We harbor resentment and nurse bitterness when it comes to others who have violated our sense of justice.
We practice self-loathing and binge on depression when we fail to meet our own standards of right and wrong.
Yet no matter how low anyone of us scores on the "goodness" test, Scripture recognizes that our wickedness is really spiritual hunger and thus invites us to eat:
- "Taste and see that the Lord is good" (Ps 34:8).
- "Why spend money on what is not bread, and your labor on what does not satisfy? Listen, listen to me, and eat what is good, and your soul will delight in the richest of fare" (Is 55:2).
- "Man does not live by bread alone but by every word that comes from the mouth of God" (Matt 4:4).
- "Feed my lambs" (Jn 21:15).
The aim of the gospel is not to crush you and me under the load of guilt; shaming does not work, does not help, does nothing good. Rather, the gospel seeks to guide our grumbling stomachs to the gracious Kitchen of a Father who delights in saying:
Eat.
Feed.
Live.
Often, we mean well. We merely want to self-transcend, to become better than we are, to perform at a high level of "rightness" -- whatever that means. AND we demand the same or more from others.
And so, we . . .
nag
label
argue
nitpick
bemoan
condemn
. . . leave no room for grace -- the vitamin ensuring spiritual growth in the bride of Christ.

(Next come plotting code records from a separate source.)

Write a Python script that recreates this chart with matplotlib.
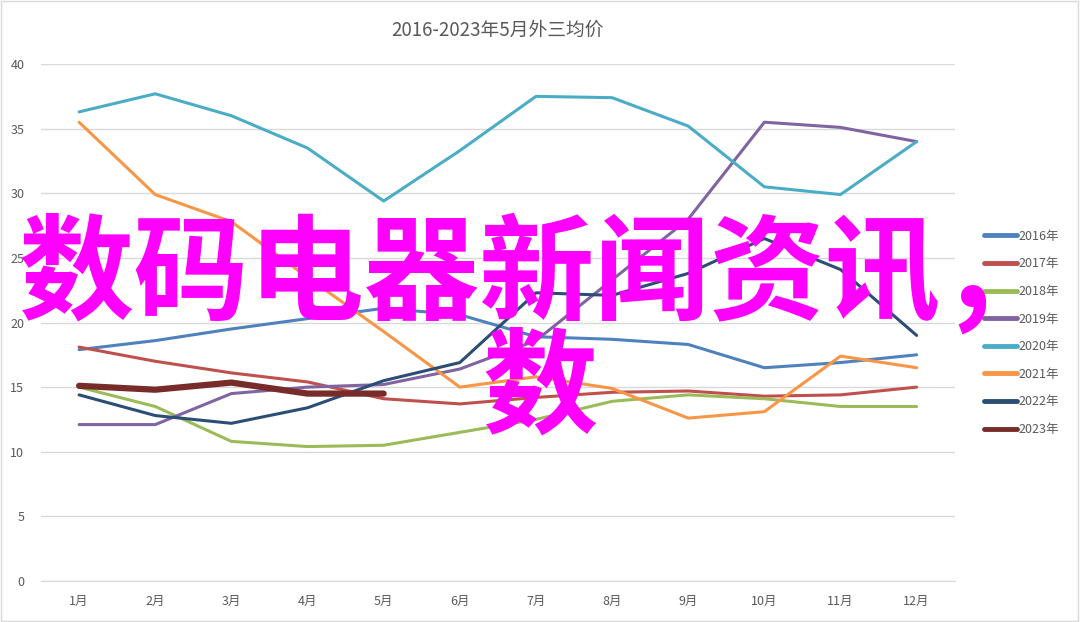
import matplotlib
matplotlib.use("Agg")
import matplotlib.pyplot as plt
from matplotlib.patches import Rectangle

plt.rcParams['font.family'] = ['Noto Sans CJK SC', 'DejaVu Sans']

months = ['1月', '2月', '3月', '4月', '5月', '6月', '7月', '8月', '9月', '10月', '11月', '12月']
years = ['2016年', '2017年', '2018年', '2019年', '2020年', '2021年', '2022年', '2023年']

v2016 = [17.9, 18.6, 19.5, 20.3, 21.1, 20.6, 18.9, 18.7, 18.3, 16.5, 16.9, 17.5]
v2017 = [18.1, 17.0, 16.1, 15.4, 14.1, 13.7, 14.2, 14.6, 14.7, 14.3, 14.4, 15.0]
v2018 = [15.0, 13.5, 10.8, 10.4, 10.5, 11.5, 12.5, 13.9, 14.4, 14.1, 13.5, 13.5]
v2019 = [12.1, 12.1, 14.5, 15.0, 15.2, 16.4, 18.6, 23.3, 28.0, 35.5, 35.1, 34.0]
v2020 = [36.3, 37.7, 36.0, 33.5, 29.4, 33.3, 37.5, 37.4, 35.2, 30.5, 29.9, 34.0]
v2021 = [35.5, 29.9, 27.8, 23.5, 19.3, 15.0, 15.8, 14.9, 12.6, 13.1, 17.4, 16.5]
v2022 = [14.4, 12.8, 12.2, 13.4, 15.5, 16.9, 22.3, 22.1, 23.8, 26.5, 24.1, 19.0]
v2023 = [15.1, 14.8, 15.35, 14.5, 14.5]

series = [v2016, v2017, v2018, v2019, v2020, v2021, v2022, v2023]
colors = ['#4F81BD', '#C0504D', '#9BBB59', '#8064A2', '#4BACC6', '#F79646', '#2C4D75', '#772C2A']
widths = [2.2, 2.2, 2.2, 2.2, 2.2, 2.2, 2.2, 4.5]

fig = plt.figure(figsize=(10.8, 6.22), dpi=100)
ax = fig.add_axes([0.038, 0.066, 0.846, 0.831])

x = list(range(1, 13))
for vals, c, lw, lab in zip(series, colors, widths, years):
    ax.plot(x[:len(vals)], vals, color=c, lw=lw, label=lab, solid_capstyle='round')

ax.set_xlim(0.5, 12.5)
ax.set_ylim(0, 40)
ax.set_yticks(range(0, 41, 5))
ax.set_xticks(x)
ax.set_xticklabels(months)
ax.grid(axis='y', color='#D9D9D9', lw=1)
ax.set_axisbelow(True)
for s in ['top', 'right', 'left']:
    ax.spines[s].set_visible(False)
ax.spines['bottom'].set_color('#D9D9D9')
ax.tick_params(length=0, labelsize=9, colors='#595959')
ax.tick_params(axis='x', pad=10)
ax.tick_params(axis='y', pad=12)

ax.set_title('2016-2023年5月外三均价', fontsize=13.5, color='#595959', pad=20)

leg = ax.legend(loc='center left', bbox_to_anchor=(1.02, 0.48), frameon=False,
                fontsize=9, labelspacing=1.17, handlelength=2.6, handletextpad=0.1)
for t in leg.get_texts():
    t.set_color('#595959')
for h in leg.get_lines():
    h.set_linewidth(3.5)

fig.patches.append(Rectangle((0.001, 0.001), 0.997, 0.997, transform=fig.transFigure,
                             fill=False, edgecolor='#D9D9D9', lw=1))

# overlay text
fig.text(0.017, 0.553, '数码电器新闻资讯', fontsize=83, fontweight='bold',
         color='#FF00FF', ha='left', va='center')
fig.text(0.881, 0.505, ',', fontsize=90, fontweight='bold',
         color='#FF00FF', ha='left', va='baseline')
fig.text(0.5, 0.369, '数', fontsize=83, fontweight='bold',
         color='#FF00FF', ha='center', va='center')

fig.savefig('out.png', dpi=100)
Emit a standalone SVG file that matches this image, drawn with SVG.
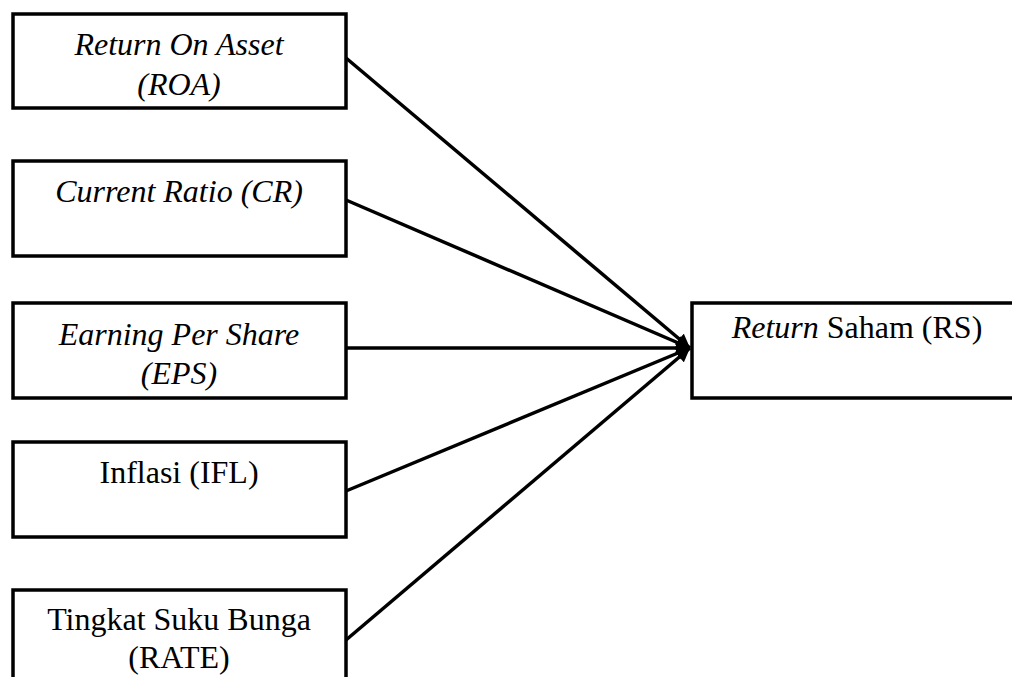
<svg xmlns="http://www.w3.org/2000/svg" width="1012" height="677" viewBox="0 0 1012 677">
  <style>
    .box { fill: #ffffff; stroke: #000000; stroke-width: 3.5; }
    .lbl { font-family: "Liberation Serif", "Times New Roman", serif; font-size: 32px; fill: #000000; text-anchor: middle; }
    .it { font-style: italic; }
    .edge { stroke: #000000; stroke-width: 3.5; fill: none; marker-end: url(#head); }
  </style>
  <defs>
    <marker id="head" viewBox="0 0 10 10" refX="10" refY="5" markerWidth="4" markerHeight="4" orient="auto" markerUnits="strokeWidth">
      <path d="M0,0 L10,5 L0,10 Z" fill="#000000"/>
    </marker>
  </defs>
  <rect width="1012" height="677" fill="#ffffff"/>

  <g id="roa">
    <rect class="box" x="13" y="14" width="333" height="94"/>
    <text class="lbl it" x="179" y="55">Return On Asset</text>
    <text class="lbl it" x="179" y="95">(ROA)</text>
  </g>
  <g id="cr">
    <rect class="box" x="13" y="161" width="333" height="95"/>
    <text class="lbl it" x="179" y="202">Current Ratio (CR)</text>
  </g>
  <g id="eps">
    <rect class="box" x="13" y="303" width="333" height="95"/>
    <text class="lbl it" x="179" y="345">Earning Per Share</text>
    <text class="lbl it" x="179" y="384">(EPS)</text>
  </g>
  <g id="ifl">
    <rect class="box" x="13" y="442" width="333" height="95"/>
    <text class="lbl" x="179" y="483">Inflasi (IFL)</text>
  </g>
  <g id="rate">
    <rect class="box" x="13" y="590" width="333" height="100"/>
    <text class="lbl" x="179" y="630">Tingkat Suku Bunga</text>
    <text class="lbl" x="179" y="668">(RATE)</text>
  </g>
  <g id="rs">
    <rect class="box" x="692" y="303" width="332" height="95"/>
    <text class="lbl" x="857" y="338"><tspan class="it">Return</tspan> Saham (RS)</text>
  </g>

  <g id="connectors">
    <line class="edge" x1="346" y1="58" x2="690" y2="348"/>
    <line class="edge" x1="346" y1="200" x2="690" y2="348"/>
    <line class="edge" x1="346" y1="348" x2="690" y2="348"/>
    <line class="edge" x1="346" y1="491" x2="690" y2="348"/>
    <line class="edge" x1="346" y1="640" x2="690" y2="348"/>
  </g>
</svg>
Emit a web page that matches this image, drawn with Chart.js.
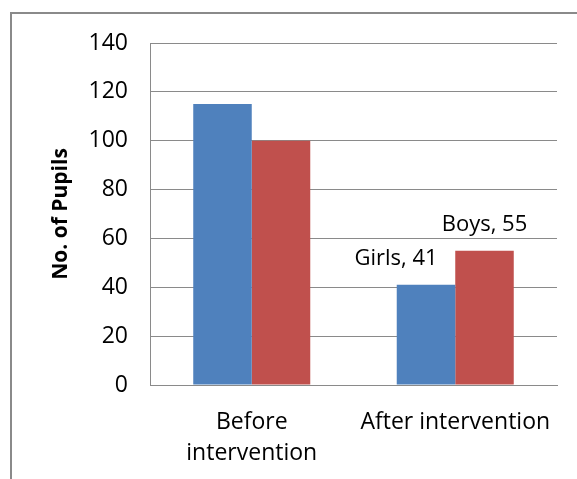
<!DOCTYPE html>
<html>
<head>
<meta charset="utf-8">
<script src="https://cdn.jsdelivr.net/npm/chart.js@4"></script>
<style>
  html, body { margin: 0; padding: 0; background: #fff; }
  #wrap { width: 577px; height: 479px; }
</style>
</head>
<body>
<div id="wrap"><canvas id="grafico" width="577" height="479"></canvas></div>
<script>
let ctx = document.getElementById('grafico')

// dados
const categorias = [['Before', 'intervention'], 'After intervention']
const girls = [115, 41]
const boys = [100, 55]
const series = ['Girls', 'Boys']
const tickMax = 140
const tickStep = 20

Chart.defaults.font.family = "'Open Sans', sans-serif"
Chart.defaults.color = '#000'

// rótulos de dados só na segunda categoria (como no original)
const rotulos = {
  id: 'rotulos',
  afterDatasetsDraw(chart) {
    const c = chart.ctx
    const deslocX = [-30, 0]
    c.save()
    c.font = "22px 'Open Sans', sans-serif"
    c.fillStyle = '#000'
    c.textAlign = 'center'
    c.textBaseline = 'middle'
    chart.data.datasets.forEach((ds, i) => {
      const bar = chart.getDatasetMeta(i).data[1]
      c.fillText(series[i] + ', ' + ds.data[1], bar.x + deslocX[i], bar.y - 26)
    })
    c.restore()
  }
}

// moldura cinza do gráfico
const moldura = {
  id: 'moldura',
  beforeDraw(chart) {
    const c = chart.ctx
    c.save()
    c.strokeStyle = '#8a8a8a'
    c.lineWidth = 2
    c.strokeRect(11, 13, 700, 600)
    c.restore()
  }
}

const data = {
  labels: categorias,
  datasets: [
    { label: series[0], data: girls, backgroundColor: '#4F81BD' },
    { label: series[1], data: boys, backgroundColor: '#C0504D' }
  ]
}

const config = {
  type: 'bar',
  data,
  plugins: [moldura, rotulos],
  options: {
    responsive: false,
    animation: false,
    layout: { padding: { left: 0, top: 43, right: 20, bottom: 0 } },
    datasets: { bar: { barPercentage: 1, categoryPercentage: 0.575 } },
    plugins: { legend: { display: false }, tooltip: { enabled: false } },
    scales: {
      x: {
        grid: { display: false },
        border: { display: true, color: '#8a8a8a' },
        ticks: { font: { size: 23, lineHeight: 1.35 }, padding: 14, maxRotation: 0 },
        afterFit(s) { s.height = 94 }
      },
      y: {
        min: 0,
        max: tickMax,
        ticks: { stepSize: tickStep, font: { size: 23 }, padding: 22 },
        grid: { color: '#8a8a8a', drawTicks: false },
        border: { display: true, color: '#8a8a8a' },
        title: {
          display: true,
          text: 'No. of Pupils',
          font: { size: 21, weight: 'bold' },
          padding: { top: 48, bottom: 0 }
        },
        afterFit(s) { s.width = 150 }
      }
    }
  }
}

const graph = new Chart(ctx, config)
</script>
</body>
</html>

Friend, here is a word of encouragement for today:
Each time you and I lean toward applying blame and condemnation in any given situation (The Lord knows such circumstances are plenty in this world), might we learn to see that, with every temptation, Grace invites us to eat at Christ's banqueting table? Might our eyes be opened to see each flaw as a call to feed others and ourselves a full portion of the Word that never returns void? Might our minds yield to the understanding that our lifeline is the living Bread, the true Vine, the Way and the Truth and the Life?
And how do we eat except by hearing and heeding what is written in the Holy Word? (Rev 1:3)
Indeed, the Word Incarnate is the food that truly satisfies all hunger.